The power from the primary coil has to be the same as the power at the secondary coil (assuming no power loss). Let's for instance use an example, a phone charger, most phone chargers normally output 5V@1A DC which means 5W. Since the voltage from the wall is 230V this means that for there to be 5W there has to be 5W/230V = 0.0217A which means that the resistance at the primary coil is 230V/0.0217A = 10599\$\Omega\$

This is the part that I don't get, how can an inductor (coil), something with almost no resistance, have so much resistance. At first I thought that they would put a resistor before the coil but then I figured out that all the power would be used up by the resistor and wasted as heat instead of reaching the coil.

So what is really going on? Do they make these coils with materials that have really high resistance or am I missing something?
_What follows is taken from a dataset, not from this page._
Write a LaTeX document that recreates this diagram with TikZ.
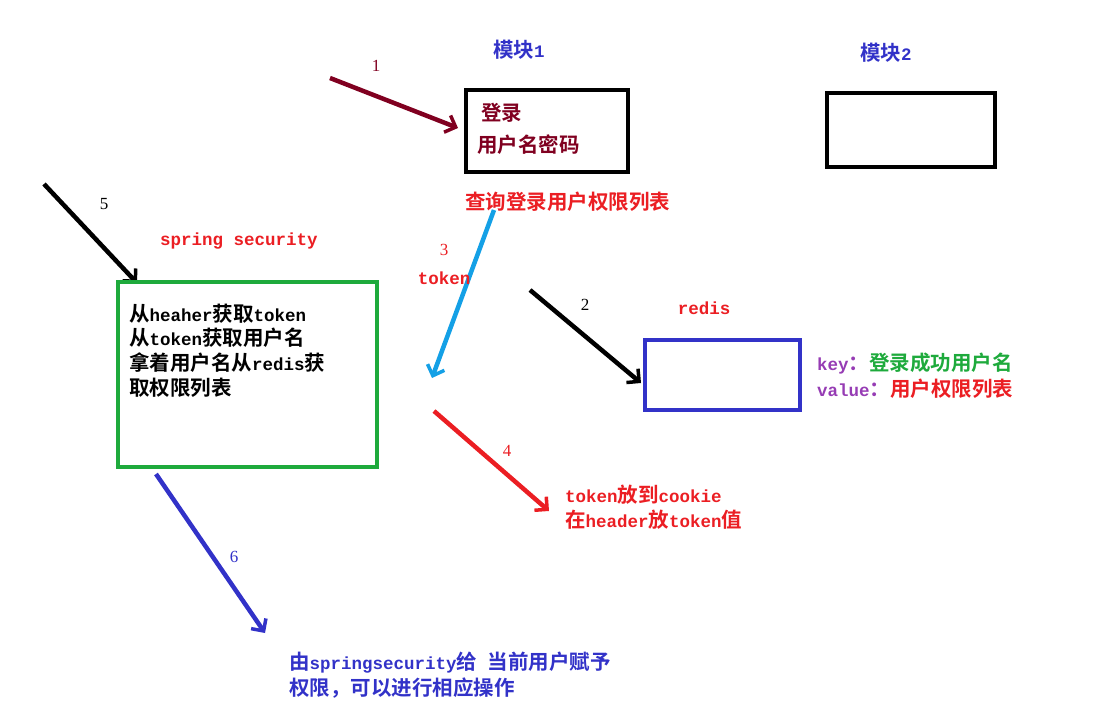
\documentclass[tikz,border=0pt]{standalone}
\usepackage{fontspec}
\setmainfont{Liberation Mono}
\newfontfamily\cjk{Noto Sans CJK SC}[BoldFont={* Bold}]
\newfontfamily\numf{Liberation Serif}
\newcommand{\zh}[1]{{\cjk\fontsize{20.5}{24}\selectfont #1}}
\usetikzlibrary{arrows.meta}
\definecolor{dred}{RGB}{128,0,32}
\definecolor{tblue}{RGB}{50,50,200}
\definecolor{cyanb}{RGB}{20,160,230}
\definecolor{gbox}{RGB}{30,170,60}
\definecolor{rred}{RGB}{235,30,35}
\definecolor{purp}{RGB}{150,60,180}
\tikzset{
  lbl/.style={font=\fontsize{17.5}{22}\selectfont\bfseries, inner sep=0pt},
  lbls/.style={font=\fontsize{17.5}{22}\selectfont\bfseries, inner sep=0pt, anchor=west},
  num/.style={font=\numf\fontsize{17}{20}\selectfont, inner sep=0pt},
  arr/.style={line width=4.5pt, -{Straight Barb[length=9pt,width=18pt,line width=3.5pt]}},
  boxx/.style={line width=4pt, draw}
}
\begin{document}
\begin{tikzpicture}[x=1pt,y=-1pt]
\useasboundingbox (0,0) rectangle (1095,725);
\node[lbls,text=tblue] (m1) at (493,50) {\zh{模块}1};
\node[lbls,text=tblue] (m2) at (860,53) {\zh{模块}2};
\node[boxx, minimum width=162pt, minimum height=82pt] (b1) at (547,131) {};
\node[lbls,text=dred] (t1a) at (481,113) {\zh{登录}};
\node[lbls,text=dred] (t1b) at (477,145) {\zh{用户名密码}};
\node[boxx, minimum width=168pt, minimum height=74pt] (b2) at (911,130) {};
\node[lbls,text=rred] (q) at (465,202) {\zh{查询登录用户权限列表}};
\coordinate (a1s) at (330,78);
\coordinate (a1e) at (458,128);
\draw[arr,dred] (a1s) -- (a1e);
\node[num,text=dred] (n1) at (376,66) {1};
\coordinate (a3s) at (494,210);
\coordinate (a3e) at (432,378);
\draw[arr,cyanb] (a3s) -- (a3e);
\node[num,text=rred] (n3) at (444,250) {3};
\node[lbl,text=rred] (tok) at (444,278) {token};
\coordinate (a5s) at (44,184);
\coordinate (a5e) at (137,283);
\draw[arr,black] (a5s) -- (a5e);
\node[num] (n5) at (104,204) {5};
\node[lbls,text=rred] (ss) at (160,241) {spring security};
\node[line width=4pt, draw=gbox, minimum width=259pt, minimum height=185pt] (gb) at (247.5,374.5) {};
\node[lbls] (g1) at (129,314) {\zh{从}heaher\zh{获取}token};
\node[lbls] (g2) at (129,338) {\zh{从}token\zh{获取用户名}};
\node[lbls] (g3) at (129,363) {\zh{拿着用户名从}redis\zh{获}};
\node[lbls] (g4) at (129,388) {\zh{取权限列表}};
\coordinate (a2s) at (530,290);
\coordinate (a2e) at (641,383);
\draw[arr,black] (a2s) -- (a2e);
\node[num] (n2) at (585,305) {2};
\node[lbl,text=rred] (rd) at (704,308) {redis};
\node[line width=4pt, draw=tblue, minimum width=155pt, minimum height=70pt] (rb) at (722.5,375) {};
\node[lbls] (kv1) at (817,364) {\textcolor{purp}{key\zh{：}}\textcolor{gbox}{\zh{登录成功用户名}}};
\node[lbls] (kv2) at (817,389) {\textcolor{purp}{value\zh{：}}\textcolor{rred}{\zh{用户权限列表}}};
\coordinate (a4s) at (434,411);
\coordinate (a4e) at (549,511);
\draw[arr,rred] (a4s) -- (a4e);
\node[num,text=rred] (n4) at (507,451) {4};
\node[lbls,text=rred] (c1) at (565,495) {token\zh{放到}cookie};
\node[lbls,text=rred] (c2) at (565,520) {\zh{在}header\zh{放}token\zh{值}};
\coordinate (a6s) at (156,474);
\coordinate (a6e) at (265,633);
\draw[arr,tblue] (a6s) -- (a6e);
\node[num,text=tblue] (n6) at (234,557) {6};
\node[lbls,text=tblue] (f1) at (289,663) {\zh{由}springsecurity\zh{给} \zh{当前用户赋予}};
\node[lbls,text=tblue] (f2) at (289,688) {\zh{权限，可以进行相应操作}};
\end{tikzpicture}
\end{document}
Probably the latter is true.

Any help is appreciated.

Best Answer

The following approach may also help a little

The ohmic resistance of an ideal coil is 0 ohm in DC, but in AC the coil resistance is called inductive reactance and its amplitude can be calculate by the following formula:

\$X_L=2 \pi f L\$


  • \$X_L\$ is the Inductive Reactance of the coil (in your case the primary of the transformer) in Ohms
  • \$\pi\$ =3.14
  • f= frequency of the AC signal (probably 50 Hz in you case)
  • L=inductance of the coil measured in Henries

An inductor or coil is a device that, when subjected to an increasing electrical current flow, generates a back voltage that opposes this current. Inductance quantifies how much energy an inductor can store

Please note that heat losses in a non ideal transformer are made by the wire resistance and by parasitic currents the transformer core and not by XL.